Not even buses can escape the great British punch-up between revivified religion and its old-fashioned opponent in the opposite corner, aggressive atheism.
The idea of atheists advertising on the sides of buses the non-existence of God was first suggested in an online article for the Guardian in June by Ariane Sherine, who announced on Tuesday that the millionaire atheist crowd-pleaser Richard Dawkins had agreed to match any contributions to an ad campaign.
The £5,500 target was met within minutes of Sherine’s appeal on behalf of the British Humanist Association, and after a few hours £31,000 had been raised for the Atheist Bus Campaign – over five times the amount required, which will now allow the message to be spread in ads on the tube (in the UK that means subway, not TV).
Stay with me, folks. This is more fun that it looks.

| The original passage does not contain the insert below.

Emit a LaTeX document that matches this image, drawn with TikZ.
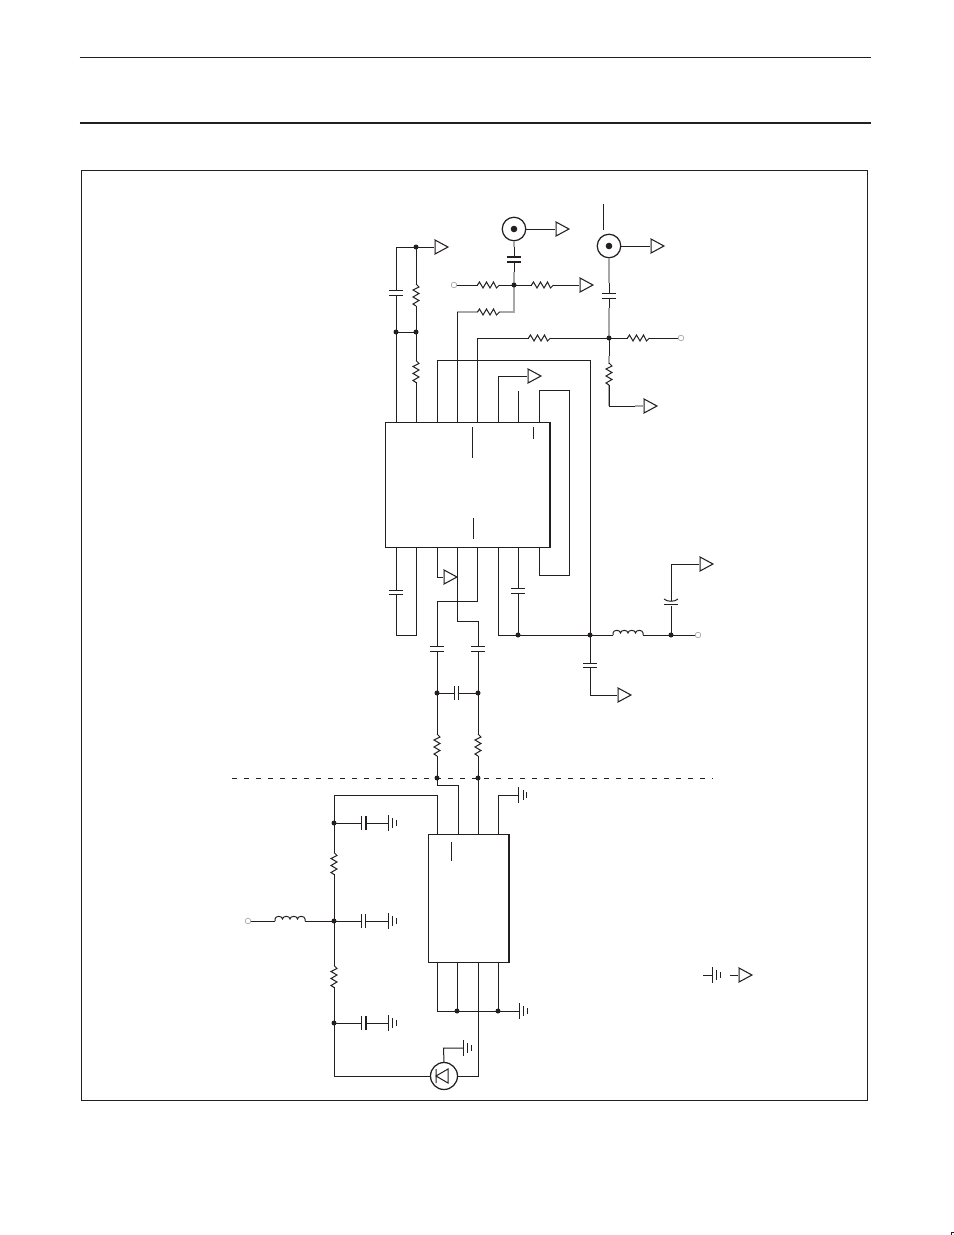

Consider, first, the gloriously tentative message that from January will emblazon London’s famous red double-deckers: "There’s probably no God. Now stop worrying and enjoy your life".
Don’t you love that "probably" -- the air of self-questioning doubt that hangs around it, and the way it is followed, so incongruously, by an invitation to self-abandonment?
So there’s the wonderful futility of the exercise itself - an attempt to weaken a conviction by means of an advertisement.
It’s one thing to alert someone to an event, a happening, a course, an experience -- as most religious advertising does -- and quite another to announce a nothingness. And even worse, a tentative nothingness.
(Imagine if this were done with art. Compare the impact of advertising a new exhibition in a gallery with another announcing: "Contemporary art probably sucks".)
But there’s also the hugely injudicious timing. Just when people are fretting over their mortgages and their jobs, the Humanists would like us to "stop worrying" because "there is probably no God".
In an act of double irony (I realise how British this all is), the Telegraphreports that a Christian thinktank, Theos, has donated £50 (which is worth a lot less in dollars now than it was last week) to the atheist bus campaign. Theos director Paul Woolley says: "Stunts like this demonstrate how militant atheists are often great adverts for Christianity."
Why not keep this going? The British Humanist Association could donate money to Theos, commenting ironically on the benefit to atheism of Theos’s ironic endorsement of the atheist bus campaign. And so on.
But not everyone is aware of the need for irony. And that’s where it gets really funny.
The Methodist Church spokeswoman, for example, who thanks Professor Dawkins for encouraging a "continued interest in God".
Or take the statement from the firm which will place the ads on London buses in January. Says Tim Bleakley of CBS Outdoor:
"Ultimately, CBS Outdoor is a commercial media business that generates revenue from advertisers, and we are completely neutral in every respect. As such, our decision to take an ad that promotes God, or one that promotes No God, is based on commercial terms, as long as the advertising copy itself does not breach UK advertising standards".
COMPLETELY NEUTRAL IN EVERY RESPECT.
It could be the great moral battle-cry of our age.